This is a bit of an aside (though related), but the vaunted static analysis “enabled” by ES modules has currently got a nuclear-sized hole in it. I don’t see it allowing full static analysis that would be of great use by things-that-have-to-work until all non-statically analyzable things disappear from the scene (maybe in 2026?).
I am currently working on a tool that “simply” needs to be able to determine the exports of all files that could be imported into a module. It needs to do this during development, i.e. without running the code, i.e. it needs to be able to statically analyze the exports of everything that the application might be able to access.
It simply isn’t possible at this stage of the game to achieve this with 100% accuracy even with a pure ES module.
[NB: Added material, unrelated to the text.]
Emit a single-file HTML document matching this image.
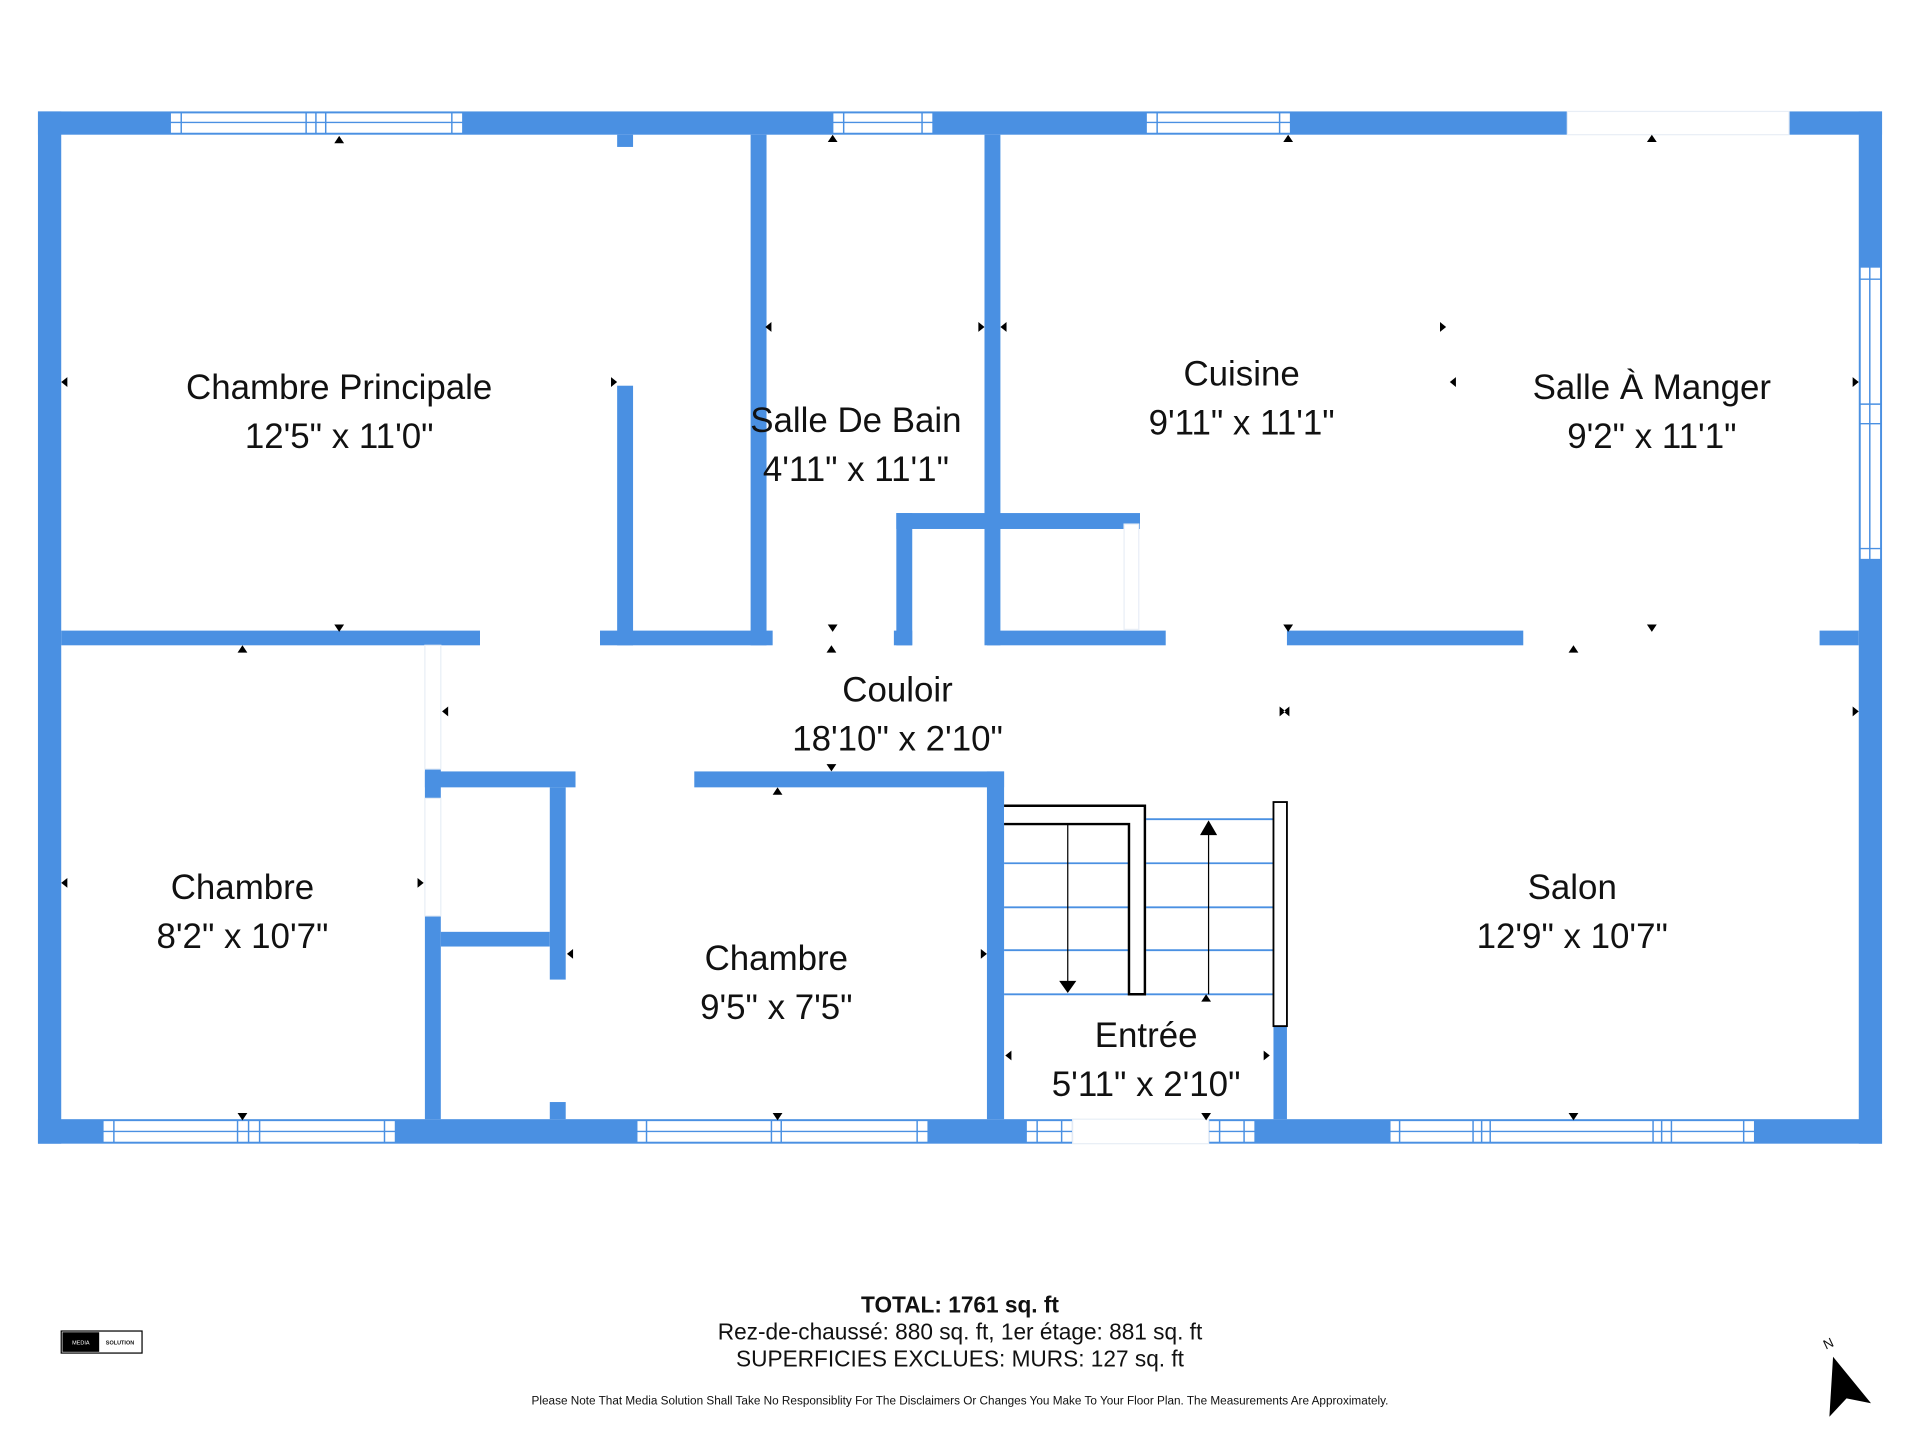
<!DOCTYPE html>
<html><head><meta charset="utf-8"><style>
html,body{margin:0;padding:0;background:#fff;}
svg{display:block;}
text{font-family:"Liberation Sans",sans-serif;fill:#111;}
</style></head><body>
<svg width="1920" height="1440" viewBox="0 0 1568 1176" xmlns="http://www.w3.org/2000/svg">
<g fill="#4a90e2">
<rect x="31" y="91" width="1506" height="19"/>
<rect x="31" y="91" width="19" height="843"/>
<rect x="1518" y="91" width="19" height="843"/>
<rect x="31" y="914" width="1506" height="20"/>
<rect x="50" y="515" width="342" height="12"/>
<rect x="490" y="515" width="141" height="12"/>
<rect x="730" y="515" width="15" height="12"/>
<rect x="806" y="515" width="146" height="12"/>
<rect x="1051" y="515" width="193" height="12"/>
<rect x="1486" y="515" width="32" height="12"/>
<rect x="504" y="110" width="13" height="10"/>
<rect x="504" y="315" width="13" height="212"/>
<rect x="613" y="110" width="13" height="417"/>
<rect x="804" y="110" width="13" height="417"/>
<rect x="732" y="419" width="199" height="13"/>
<rect x="732" y="419" width="13" height="108"/>
<rect x="347" y="628" width="13" height="24"/>
<rect x="347" y="748" width="13" height="166"/>
<rect x="347" y="630" width="123" height="13"/>
<rect x="567" y="630" width="253" height="13"/>
<rect x="449" y="643" width="13" height="157"/>
<rect x="449" y="900" width="13" height="14"/>
<rect x="360" y="761" width="89" height="12"/>
<rect x="806" y="630" width="14" height="284"/>
<rect x="1040" y="838" width="11" height="76"/>
</g>
<g fill="#fff" stroke="#4a90e2" stroke-width="1.2">
<rect x="139" y="92" width="239" height="17"/><line x1="139" y1="100" x2="378" y2="100"/><line x1="148" y1="92" x2="148" y2="109"/><line x1="250" y1="92" x2="250" y2="109"/><line x1="258" y1="92" x2="258" y2="109"/><line x1="266" y1="92" x2="266" y2="109"/><line x1="369" y1="92" x2="369" y2="109"/>
<rect x="680" y="92" width="82" height="17"/><line x1="680" y1="100" x2="762" y2="100"/><line x1="689" y1="92" x2="689" y2="109"/><line x1="753" y1="92" x2="753" y2="109"/>
<rect x="936" y="92" width="118" height="17"/><line x1="936" y1="100" x2="1054" y2="100"/><line x1="945" y1="92" x2="945" y2="109"/><line x1="1045" y1="92" x2="1045" y2="109"/>
<rect x="1519" y="218" width="17" height="239"/><line x1="1527" y1="218" x2="1527" y2="457"/><line x1="1519" y1="228" x2="1536" y2="228"/><line x1="1519" y1="330" x2="1536" y2="330"/><line x1="1519" y1="346" x2="1536" y2="346"/><line x1="1519" y1="448" x2="1536" y2="448"/>
<rect x="84" y="915" width="239" height="18"/><line x1="84" y1="924" x2="323" y2="924"/><line x1="93" y1="915" x2="93" y2="933"/><line x1="194" y1="915" x2="194" y2="933"/><line x1="203" y1="915" x2="203" y2="933"/><line x1="212" y1="915" x2="212" y2="933"/><line x1="314" y1="915" x2="314" y2="933"/>
<rect x="520" y="915" width="238" height="18"/><line x1="520" y1="924" x2="758" y2="924"/><line x1="528" y1="915" x2="528" y2="933"/><line x1="630" y1="915" x2="630" y2="933"/><line x1="638" y1="915" x2="638" y2="933"/><line x1="749" y1="915" x2="749" y2="933"/>
<rect x="838" y="915" width="38" height="18"/><line x1="838" y1="924" x2="876" y2="924"/><line x1="847" y1="915" x2="847" y2="933"/><line x1="867" y1="915" x2="867" y2="933"/>
<rect x="987" y="915" width="38" height="18"/><line x1="987" y1="924" x2="1025" y2="924"/><line x1="996" y1="915" x2="996" y2="933"/><line x1="1016" y1="915" x2="1016" y2="933"/>
<rect x="1135" y="915" width="298" height="18"/><line x1="1135" y1="924" x2="1433" y2="924"/><line x1="1143" y1="915" x2="1143" y2="933"/><line x1="1203" y1="915" x2="1203" y2="933"/><line x1="1210" y1="915" x2="1210" y2="933"/><line x1="1217" y1="915" x2="1217" y2="933"/><line x1="1350" y1="915" x2="1350" y2="933"/><line x1="1357" y1="915" x2="1357" y2="933"/><line x1="1365" y1="915" x2="1365" y2="933"/><line x1="1424" y1="915" x2="1424" y2="933"/>
</g>
<g fill="#fff" stroke="#e8eef6" stroke-width="1">
<rect x="1280" y="91" width="181" height="19"/>
<rect x="876" y="914" width="111" height="20"/>
<rect x="347" y="527" width="13" height="101"/>
<rect x="347" y="652" width="13" height="96"/>
<rect x="918" y="428" width="12" height="86"/>
</g>
<g stroke="#4a90e2" stroke-width="1.5">
<line x1="820" y1="705" x2="922" y2="705"/><line x1="820" y1="741" x2="922" y2="741"/><line x1="820" y1="776" x2="922" y2="776"/><line x1="820" y1="812" x2="922" y2="812"/>
<line x1="936" y1="669" x2="1040" y2="669"/><line x1="936" y1="705" x2="1040" y2="705"/><line x1="936" y1="741" x2="1040" y2="741"/><line x1="936" y1="776" x2="1040" y2="776"/><line x1="936" y1="812" x2="1040" y2="812"/>
</g>
<path d="M820 658 H935 V812 H922 V673 H820" fill="#fff" stroke="#000" stroke-width="2"/>
<rect x="1040" y="655" width="11" height="183" fill="#fff" stroke="#000" stroke-width="1.5"/>
<g stroke="#000" stroke-width="1">
<line x1="872" y1="673" x2="872" y2="802"/><line x1="987" y1="680" x2="987" y2="812"/>
</g>
<path d="M865 801 H879 L872 811Z M980 682 H994 L987 670Z" fill="#000"/>
<g fill="#000">
<path d="M273 117h8l-4-6z M273 510h8l-4 6z M676 116h8l-4-6z M676 510h8l-4 6z M1048 116h8l-4-6z M1048 510h8l-4 6z M1345 116h8l-4-6z M1345 510h8l-4 6z M194 533h8l-4-6z M675 533h8l-4-6z M1281 533h8l-4-6z M675 624h8l-4 6z M631 649h8l-4-6z M194 909h8l-4 6z M631 909h8l-4 6z M1281 909h8l-4 6z M981 909h8l-4 6z M981 818h8l-4-6z"/>
<path d="M55 308v8l-5-4z M499 308v8l5-4z M630 263v8l-5-4z M799 263v8l5-4z M822 263v8l-5-4z M1176 263v8l5-4z M1189 308v8l-5-4z M1513 308v8l5-4z M366 577v8l-5-4z M1045 577v8l5-4z M1053 577v8l-5-4z M1513 577v8l5-4z M55 717v8l-5-4z M341 717v8l5-4z M468 775v8l-5-4z M801 775v8l5-4z M826 858v8l-5-4z M1032 858v8l5-4z"/>
</g>
<g font-size="28.5" text-anchor="middle">
<text x="277" y="326">Chambre Principale</text><text x="277" y="366">12'5" x 11'0"</text>
<text x="699" y="353">Salle De Bain</text><text x="699" y="393">4'11" x 11'1"</text>
<text x="1014" y="315">Cuisine</text><text x="1014" y="355">9'11" x 11'1"</text>
<text x="1349" y="326">Salle À Manger</text><text x="1349" y="366">9'2" x 11'1"</text>
<text x="733" y="573">Couloir</text><text x="733" y="613">18'10" x 2'10"</text>
<text x="198" y="734">Chambre</text><text x="198" y="774">8'2" x 10'7"</text>
<text x="634" y="792">Chambre</text><text x="634" y="832">9'5" x 7'5"</text>
<text x="1284" y="734">Salon</text><text x="1284" y="774">12'9" x 10'7"</text>
<text x="936" y="855">Entrée</text><text x="936" y="895">5'11" x 2'10"</text>
</g>
<g text-anchor="middle" font-size="18.5">
<text x="784" y="1072" font-weight="bold">TOTAL: 1761 sq. ft</text>
<text x="784" y="1094">Rez-de-chaussé: 880 sq. ft, 1er étage: 881 sq. ft</text>
<text x="784" y="1116">SUPERFICIES EXCLUES: MURS: 127 sq. ft</text>
<text x="784" y="1147" font-size="9.6">Please Note That Media Solution Shall Take No Responsiblity For The Disclaimers Or Changes You Make To Your Floor Plan. The Measurements Are Approximately.</text>
</g>
<rect x="50" y="1087" width="66" height="18" fill="#fff" stroke="#000" stroke-width="1"/>
<rect x="51" y="1088" width="30" height="16" fill="#000"/>
<text x="66" y="1098" font-size="4.5" text-anchor="middle" style="fill:#fff">MEDIA</text>
<text x="98" y="1098" font-size="4.5" text-anchor="middle" font-weight="bold">SOLUTION</text>
<path d="M1497 1108 L1528 1146 L1508 1142 L1494 1157 Z" fill="#000"/>
<text x="1493" y="1101" font-size="11" text-anchor="middle" transform="rotate(-25 1493 1097)">N</text>
</svg>
</body></html>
The proverbial straw in the ES module specification is that keeps even some ES modules from being statically analyzable is
export * from 'x';. If ‘x’ is anything not statically analyzable (a CommonJS module for example), then the exports of the module using that statement are not statically analyzable.
This makes it impossible to consistently accomplish some pretty simple (and common in other languages) development-time activities. For example, in the following code, whether yStuff.hello exists cannot be determined by your editor while editing the file ‘x’ and a “goto” hello feature can’t be implemented.
// let module 'z' be from some other module system that can't be statically analyzed
// in ES module 'y'
export * from 'z';
// in ES module x
import * as yStuff from 'y';
Very few npm packages are currently statically analyzable. Even if they’ve adopted ES modules, the package.json leads you to the transpiled main instead of the true source ES module.
This is where the Meteor package system is ahead of npm. We have an interface definition (as given by the api.exports) that can be utilized to describe older package interfaces.
I hope Ben somehow convinces the npm community to add some equivalent of this to npm’s package.json before we go there. It would be very helpful to future development tools to be able to automatically determine the interface to a package. They can’t exactly read the README. A Meteor-specific extension to package.json doesn’t cut it. It should be something the whole community uses.
If we don’t get some means of defining a package interface added to package.json (and used), then the more npm we adopt, the less statically analyzable our code becomes. The only reason we might not be screaming about this is we haven’t had the time to evolve development tools (editor plugins for example) that use our package definitions to give us advanced features.
Ok, so yeh, that was a rant based on frustration.